NFL

Flowers' Consistency Key to Patriots' Improvement on Defense

Trey Flowers again led the team with 6½ sacks, despite missing back-to-back games in December with a rib injury

Like most of the Patriots players, Trey Flowers generally stays under the radar.

Flowers has made his loudest impact on the field and emerged as a key part of the defense during the runs to the Super Bowl in the past two seasons.

Flowers has become one of the leaders on a defense that has finally found some stability after struggling to stop teams early in the season. He has helped fill the void created by Dont'a Hightower's season-ending shoulder injury.

Flowers missed all but one game during his rookie season in 2015 before being placed on injured reserve because of knee and shoulder issues.

He returned in 2016 and appeared in all 16 regular-season games, leading the team with seven sacks. His production continued in the playoffs, where he added 2½ sacks.

The 24-year-old has been equally impressive this season.

Flowers again led the team with 6½ sacks, despite missing back-to-back games in December with a rib injury. But he had 12 tackles and a half-sack over his final three games. It was his best three-game stretch of the regular season.

He's added another sack and eight tackles since the start of the postseason.

Flowers credits the defense's weekly preparation for creating the opportunities he's had.

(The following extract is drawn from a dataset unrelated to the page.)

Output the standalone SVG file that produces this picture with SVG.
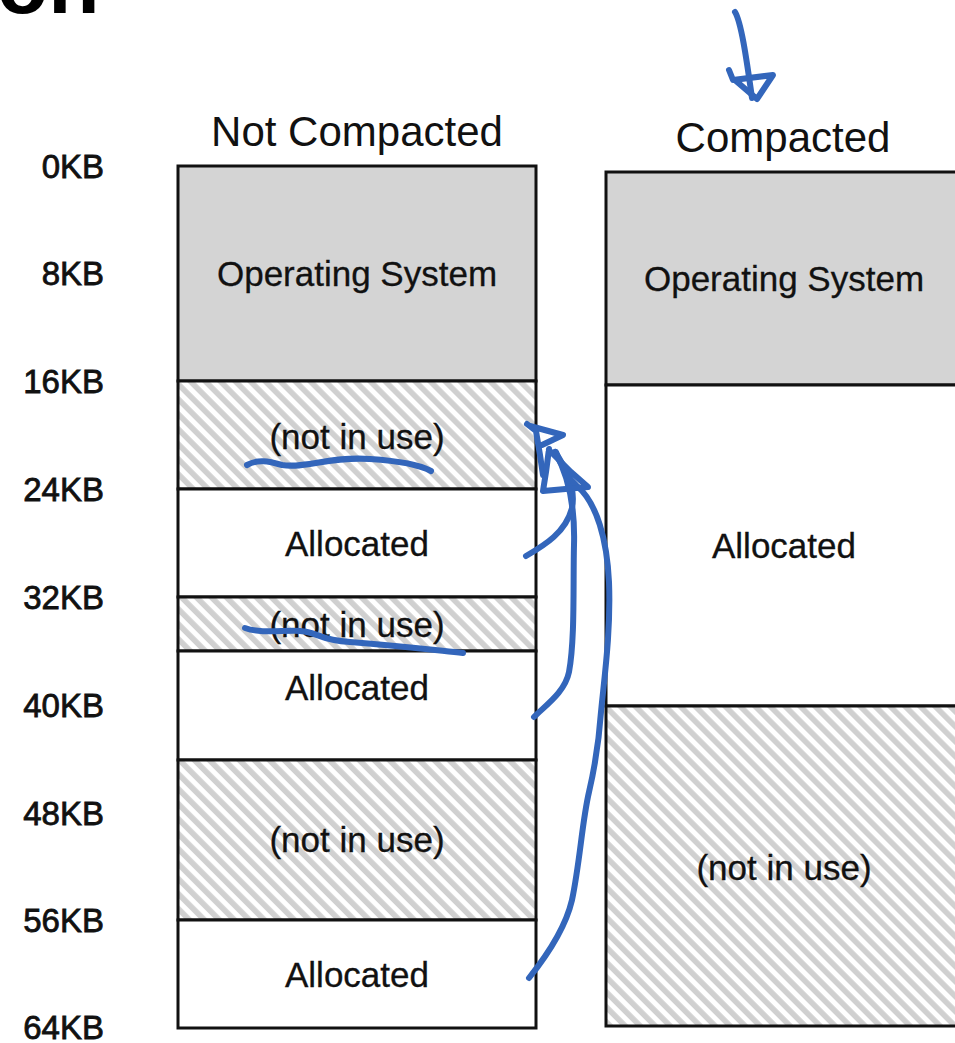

"I think a lot of guys can make plays at any given time," Flowers said. "You've got a lot of playmakers in this locker room so it's just one of those things where you've got to deal with all of us. Once everybody prepares well and gets ready for the game and things like that, any given down somebody can make a play."

He said getting back to the Super Bowl is proof of how far the defense has progressed since it ranked at the bottom of the NFL in total defense for nine consecutive weeks during the regular season.

"It's big. Just the fashion of how we got to (the Super Bowl)," Flowers said. "It took complete, four-quarter games. It took everybody. It's pretty big."

Defensive captain Devin McCourty said the time Flowers has put in over the past two seasons is recognizable to his teammates.

"If you guys talk to Trey you can see he doesn't talk a lot. He's not a man of many words," McCourty said. "I think that the thing I see from him is now when he feels like it's time to say something and he wants to say something, it usually makes a big impact on the team because guys know his work ethic.

"They know how much he cares about playing well individually and the success of the team. When he speaks, guys tend to listen."

Coach Bill Belichick said Flowers is displaying the same conditioning and ability to finish games now they saw when they first scouted him at Arkansas.

"He plays hard, pursues the ball well, played a lot of plays at Arkansas (and) wasn't substituted for a lot. He was in there and played a lot of important plays, kind of as you would expect him to be given the caliber of his play," Belichick said. "He can do a lot of different things for us and has done that. And it's been very valuable."

While Flowers thinks the defense has played some of its best football this postseason, he isn't taking anything for granted.

"We understand we've got one more," he said. "It doesn't come easy...The next team is gonna be the best we've played all year. It's a tough task."